[begin Data extract]

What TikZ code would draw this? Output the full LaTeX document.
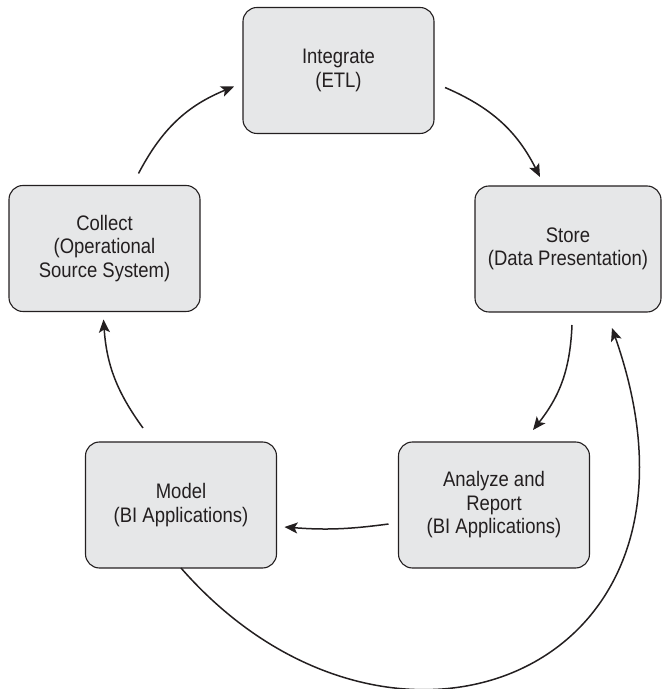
\documentclass[tikz,border=0pt]{standalone}
\usepackage{fontspec}
\setmainfont{Liberation Sans}[FakeStretch=0.88]
\usepackage{xcolor}
\usepackage{tikz}
\usetikzlibrary{arrows.meta}
\definecolor{boxfill}{HTML}{E6E7E8}
\definecolor{ink}{HTML}{231F20}

\begin{document}
\begin{tikzpicture}[x=1pt,y=1pt,stage/.style={draw=ink,line width=1.1pt,rounded corners=14pt,fill=boxfill,align=center,minimum width=191pt,minimum height=126pt,inner sep=0pt,outer sep=0pt,text=ink,font=\fontsize{21}{23.5}\selectfont},flow/.style={-{Stealth[length=13pt,width=11pt,inset=3pt]},draw=ink,line width=1.5pt}]
\useasboundingbox (0,0) rectangle (663,689);
\node[stage] (integ) at (338.5,618.5) {Integrate\\(ETL)};
\node[stage] (collect) at (104.5,440.5) {Collect\\(Operational\\Source System)};
\node[stage,minimum width=186pt] (store) at (568,440) {Store\\(Data Presentation)};
\node[stage] (analyze) at (494,184) {Analyze and\\Report\\(BI Applications)};
\node[stage] (model) at (181,184) {Model\\(BI Applications)};
\draw[flow] ([xshift=34pt,yshift=12pt]collect.north) to[bend left=20] ([xshift=-9pt,yshift=-16pt]integ.west);
\draw[flow] ([xshift=11pt,yshift=-17pt]integ.east) to[bend left=20] ([xshift=-28pt,yshift=9pt]store.north);
\draw[flow] ([xshift=4pt,yshift=-13pt]store.south) to[bend left=18] ([xshift=39pt,yshift=12pt]analyze.north);
\draw[flow] ([xshift=-10pt,yshift=-19pt]analyze.west) to[bend left=6] ([xshift=8pt,yshift=-22pt]model.east);
\draw[flow] ([xshift=-38pt,yshift=14pt]model.north) to[bend left=16] ([xshift=-1pt,yshift=-8pt]collect.south);
\draw[flow] (model.south) .. controls (390,-118) and (734,14) .. ([xshift=44pt,yshift=-16pt]store.south);
\end{tikzpicture}
\end{document}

[end Data extract]

* **Aim of the task**
Without including any pictures, print all of the material exactly as given.

* **Answer for the task**
What TikZ code would draw this? Output the full LaTeX document.
\documentclass[tikz,border=0pt]{standalone}
\usepackage{fontspec}
\setmainfont{Liberation Sans}[FakeStretch=0.88]
\usepackage{xcolor}
\usepackage{tikz}
\usetikzlibrary{arrows.meta}
\definecolor{boxfill}{HTML}{E6E7E8}
\definecolor{ink}{HTML}{231F20}

\begin{document}
\begin{tikzpicture}[x=1pt,y=1pt,stage/.style={draw=ink,line width=1.1pt,rounded corners=14pt,fill=boxfill,align=center,minimum width=191pt,minimum height=126pt,inner sep=0pt,outer sep=0pt,text=ink,font=\fontsize{21}{23.5}\selectfont},flow/.style={-{Stealth[length=13pt,width=11pt,inset=3pt]},draw=ink,line width=1.5pt}]
\useasboundingbox (0,0) rectangle (663,689);
\node[stage] (integ) at (338.5,618.5) {Integrate\\(ETL)};
\node[stage] (collect) at (104.5,440.5) {Collect\\(Operational\\Source System)};
\node[stage,minimum width=186pt] (store) at (568,440) {Store\\(Data Presentation)};
\node[stage] (analyze) at (494,184) {Analyze and\\Report\\(BI Applications)};
\node[stage] (model) at (181,184) {Model\\(BI Applications)};
\draw[flow] ([xshift=34pt,yshift=12pt]collect.north) to[bend left=20] ([xshift=-9pt,yshift=-16pt]integ.west);
\draw[flow] ([xshift=11pt,yshift=-17pt]integ.east) to[bend left=20] ([xshift=-28pt,yshift=9pt]store.north);
\draw[flow] ([xshift=4pt,yshift=-13pt]store.south) to[bend left=18] ([xshift=39pt,yshift=12pt]analyze.north);
\draw[flow] ([xshift=-10pt,yshift=-19pt]analyze.west) to[bend left=6] ([xshift=8pt,yshift=-22pt]model.east);
\draw[flow] ([xshift=-38pt,yshift=14pt]model.north) to[bend left=16] ([xshift=-1pt,yshift=-8pt]collect.south);
\draw[flow] (model.south) .. controls (390,-118) and (734,14) .. ([xshift=44pt,yshift=-16pt]store.south);
\end{tikzpicture}
\end{document}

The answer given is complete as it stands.